Everything I thought I knew about the Aviation was turned upside down with the one we had at Miga. I placed my order and we sat at the bar and chatted while it was being made. Then, boom, sitting before me was a cocktail that was neither blue….or purple….but rather orange. The bartender saw the confused look on my face and asked what was up, so I explained. They weren’t stocked with crème de violette but did have crème Yvette, which he said was its traditional form anyway. And it turns out he was right to some extent, but I definitely had to google it, I was so curious.

There was a period of time when crème de violette ceased to exist in the U.S. in the 1960s and didn’t reappear until 2007. For a short time, crème Yvette took its place (eventually it also ceased production), therefore leaving some recipes that had suggested it as a suitable replacement. (The violette is made from violets then paired with a base spirit and sweetened. Yvette is made from four types of berries and violets and adds honey and orange peel). Even though it wasn’t what I expected, it was still a beautiful color and took on a lighter/summery flavor. It packed a heavy citrus/sour profile, which many in our group liked, and the strong floral nose was not present because of the switch to Yvette. It was a very different, but pleasant surprise to us all.

The next stop was Big Grove. Also served in a coupe glass, this version came out looking exactly like the Aviation we are all familiar with. Bright blue, with a frothiness left on top from the amount of shaking and accompanied by a lemon peel garnish, though there was no Luxardo cherry. It was very drinkable in the sense that I felt it was the most watered-down version of them all. The violette took a backseat here and there was a considerable amount of lemon juice. For me, there are other cocktails that Big Grove does very well that I would choose over their version of the Aviation.

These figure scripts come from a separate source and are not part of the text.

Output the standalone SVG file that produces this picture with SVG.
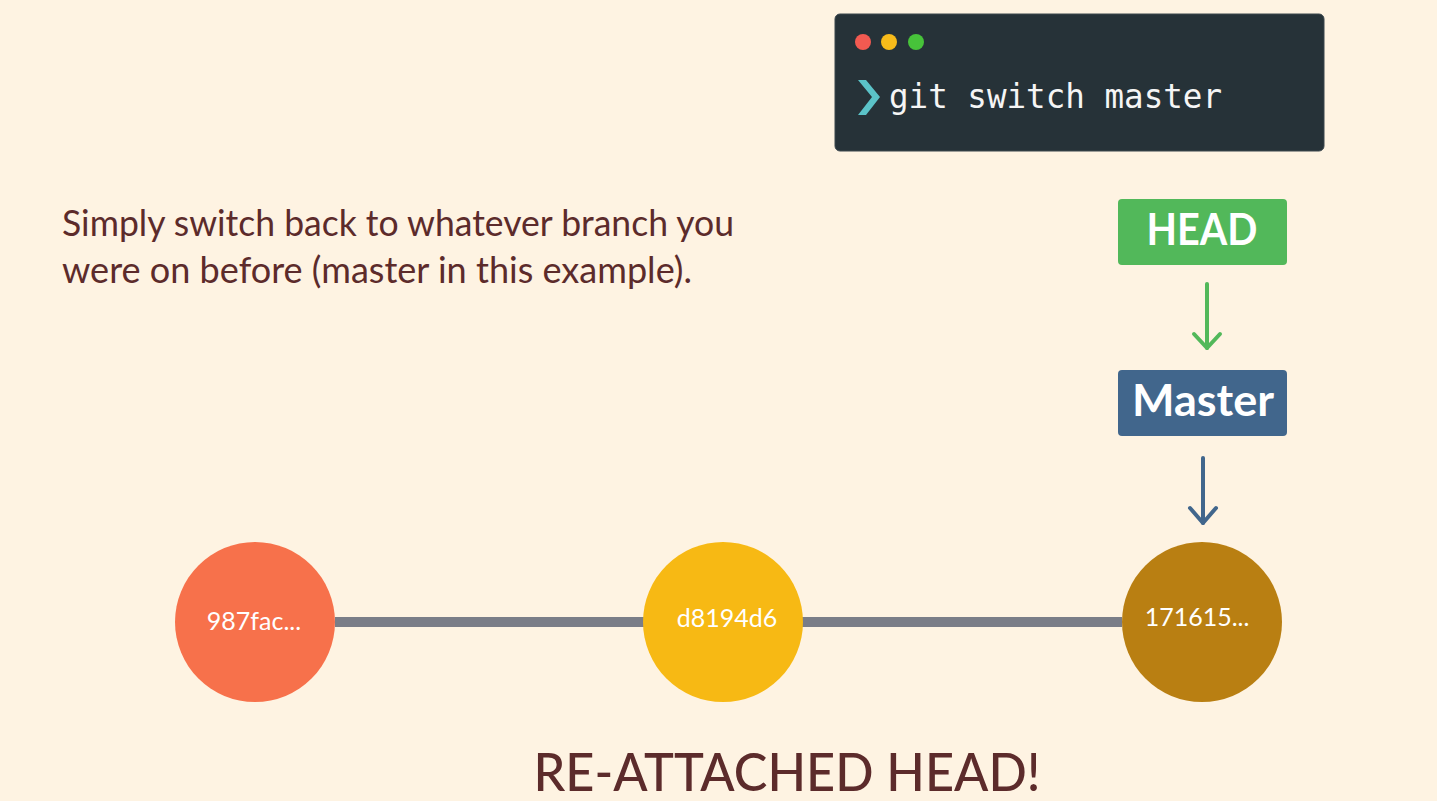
<svg xmlns="http://www.w3.org/2000/svg" width="1437" height="801" viewBox="0 0 1437 801">
<defs>
<style>
.cap{font-family:Lato,"Noto Sans",sans-serif;fill:#5c2b2b}
.hash{font-family:Lato,"Noto Sans",sans-serif;fill:#ffffff;font-size:25px;text-anchor:middle}
.lbl{font-family:Lato,"Noto Sans",sans-serif;fill:#ffffff;font-weight:bold;text-anchor:middle}
.arrow{fill:none;stroke-width:4;stroke-linecap:round;stroke-linejoin:round}
</style>
</defs>
<rect width="1437" height="801" fill="#fef3e2"/>
<g id="terminal">
<rect x="835" y="14" width="489" height="137" rx="5" fill="#263238" stroke="#3a464d" stroke-width="1"/>
<circle cx="863" cy="42" r="8" fill="#f25a51"/>
<circle cx="889" cy="42" r="8" fill="#f7bb1a"/>
<circle cx="916" cy="42" r="8" fill="#47c33a"/>
<polygon points="858,80 866,80 880,97 866,115 858,115 872,97" fill="#5bc3c8"/>
<text x="889" y="108" font-family="'DejaVu Sans Mono','Liberation Mono',monospace" font-size="33" fill="#f5f5f5" textLength="333" lengthAdjust="spacingAndGlyphs">git switch master</text>
</g>
<g id="description">
<text class="cap" x="62" y="236" font-size="36" textLength="672" lengthAdjust="spacingAndGlyphs">Simply switch back to whatever branch you</text>
<text class="cap" x="62" y="283" font-size="36" textLength="630" lengthAdjust="spacingAndGlyphs">were on before (master in this example).</text>
</g>
<g id="connectors">
<line x1="335" y1="622" x2="1122" y2="622" stroke="#7a7d87" stroke-width="10"/>
<g class="arrow" stroke="#52b85a">
<line x1="1207" y1="284" x2="1207" y2="348"/>
<polyline points="1194,334 1207,348 1220,334"/>
</g>
<g class="arrow" stroke="#41668c">
<line x1="1203" y1="458" x2="1203" y2="523"/>
<polyline points="1190,508 1203,523 1216,508"/>
</g>
</g>
<g id="head">
<rect x="1118" y="199" width="169" height="66" rx="4" fill="#52b85a"/>
<text class="lbl" x="1202" y="245" font-size="43" textLength="111" lengthAdjust="spacingAndGlyphs">HEAD</text>
</g>
<g id="master">
<rect x="1118" y="370" width="169" height="66" rx="4" fill="#41668c"/>
<text class="lbl" x="1203" y="416" font-size="43" textLength="142" lengthAdjust="spacingAndGlyphs">Master</text>
</g>
<g id="commit1">
<circle cx="255" cy="622" r="80" fill="#f7714b"/>
<text class="hash" x="254" y="630">987fac...</text>
</g>
<g id="commit2">
<circle cx="723" cy="622" r="80" fill="#f7b914"/>
<text class="hash" x="727" y="627">d8194d6</text>
</g>
<g id="commit3">
<circle cx="1202" cy="622" r="80" fill="#b97f12"/>
<text class="hash" x="1197" y="626">171615...</text>
</g>
<g id="title">
<text class="cap" x="787" y="791" font-size="53" font-weight="500" text-anchor="middle" textLength="507" lengthAdjust="spacingAndGlyphs">RE-ATTACHED HEAD!</text>
</g>
</svg>
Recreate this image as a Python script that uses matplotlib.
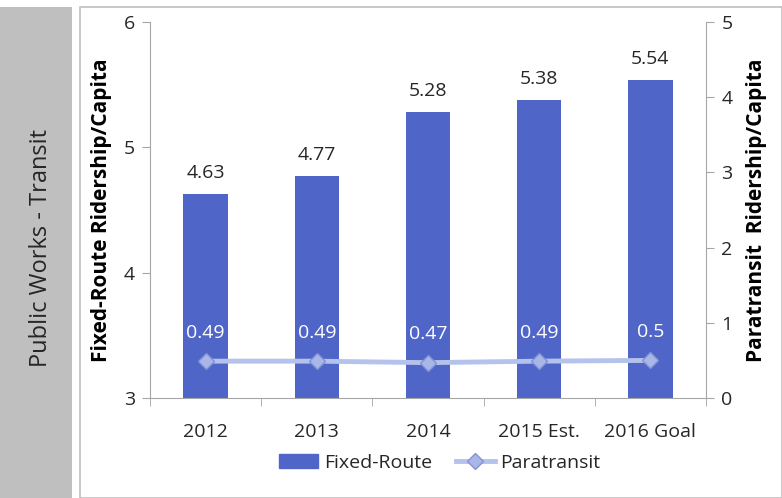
import matplotlib
matplotlib.use("Agg")
import matplotlib.pyplot as plt
from matplotlib.patches import Rectangle
from matplotlib.lines import Line2D

plt.rcParams["font.family"] = ["Open Sans", "DejaVu Sans"]

# Ridership per capita by year
years = ["2012", "2013", "2014", "2015 Est.", "2016 Goal"]
fixed_route = [4.63, 4.77, 5.28, 5.38, 5.54]
paratransit = [0.49, 0.49, 0.47, 0.49, 0.5]
para_labels = ["0.49", "0.49", "0.47", "0.49", "0.5"]

BAR = "#4F66C8"
LINE = "#B4C2EC"
MARK_FACE = "#A9B7E8"
MARK_EDGE = "#8392D2"
AXIS = "#A6A6A6"
TXT = "#262626"
FS = 14

W, H = 782, 498
fig = plt.figure(figsize=(W / 100, H / 100), dpi=100)
fig.patch.set_facecolor("white")

def px(x0, y0, x1, y1):
    # pixel box (top-left origin) -> figure fraction rect
    return [x0 / W, 1 - y1 / H, (x1 - x0) / W, (y1 - y0) / H]

# side panel with section title
fig.add_artist(Rectangle((0, 0), 72 / W, 1 - 7 / H, transform=fig.transFigure,
                         facecolor="#BFBFBF", edgecolor="none"))
fig.text(41 / W, 1 - 248 / H, "Public Works - Transit", rotation=90,
         ha="center", va="center", fontsize=17, color=TXT)

# chart frame
fig.add_artist(Rectangle((80 / W, 0.5 / H), (W - 80.5) / W, 1 - 8 / H,
                         transform=fig.transFigure, facecolor="none",
                         edgecolor="#BFBFBF", linewidth=1.2))

ax = fig.add_axes(px(150, 22, 706, 398))
x = list(range(len(years)))
ax.bar(x, fixed_route, width=0.4, color=BAR, zorder=2)
ax.set_xlim(-0.5, len(years) - 0.5)
ax.set_ylim(3, 6)
ax.set_yticks([3, 4, 5, 6])
for xi, v in zip(x, fixed_route):
    ax.annotate(f"{v:.2f}", (xi, v), xytext=(0, 11.5), textcoords="offset points",
                ha="center", va="baseline", fontsize=FS, color=TXT)

ax.set_xticks(x)
ax.set_xticklabels(years)
ax.set_xticks([i - 0.5 for i in range(len(years) + 1)], minor=True)
ax.tick_params(axis="x", which="major", length=0, pad=18, labelsize=FS, colors=TXT)
ax.tick_params(axis="x", which="minor", length=6, color=AXIS, direction="out")
ax.tick_params(axis="y", length=6, color=AXIS, labelsize=FS, labelcolor=TXT, pad=5)
for s in ["top", "right"]:
    ax.spines[s].set_visible(False)
for s in ["left", "bottom"]:
    ax.spines[s].set_color(AXIS)
ax.set_ylabel("Fixed-Route Ridership/Capita", fontsize=15, fontweight="bold",
              color="black", labelpad=8)

ax2 = ax.twinx()
ax2.set_ylim(0, 5)
ax2.set_yticks(range(6))
ax2.plot(x, paratransit, color=LINE, linewidth=3.5, marker="D", markersize=8,
         markerfacecolor=MARK_FACE, markeredgecolor=MARK_EDGE, zorder=3)
for xi, v, lab in zip(x, paratransit, para_labels):
    ax2.annotate(lab, (xi, v), xytext=(0, 17), textcoords="offset points",
                 ha="center", va="baseline", fontsize=FS, color="white")
for s in ["top", "left", "bottom"]:
    ax2.spines[s].set_visible(False)
ax2.spines["right"].set_color(AXIS)
ax2.tick_params(axis="y", length=6, color=AXIS, labelsize=FS, labelcolor=TXT, pad=5)
ax2.set_ylabel("Paratransit  Ridership/Capita", fontsize=15, fontweight="bold",
               color="black", labelpad=10)

handles = [Rectangle((0, 0), 1, 1, color=BAR),
           Line2D([], [], color=LINE, linewidth=3.5, marker="D", markersize=8,
                  markerfacecolor=MARK_FACE, markeredgecolor=MARK_EDGE)]
fig.legend(handles, ["Fixed-Route", "Paratransit"], loc="center",
           bbox_to_anchor=(440 / W, 1 - 463 / H), ncol=2, frameon=False,
           fontsize=FS, handlelength=2.0, columnspacing=1.2, handletextpad=0.3,
           labelcolor=TXT)

fig.savefig("out.png", dpi=100)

We have now reached our final destination, V Picasso. Here, the drink was also bright blue in color with a crisp and clean presentation. Served in a martini glass, it came sans lemon peel but did include a Luxardo cherry. Here they went a little heavier with the maraschino liqueur and lemon juice as it was reminiscent of a blue sweet tart. The sweetness seemed pretty heavy to me — our group was pretty divided in our feelings when comparing the four together. While this version was more appealing to those who placed it high in their ranking because it was sweeter, there were others who placed it lower on their list. All in all, it’s personal preference. 

I’d like to thank you for flying with us today, it was a pleasure informing you. We here at Smile Politely hope you have a great day and remember to please drink responsibly.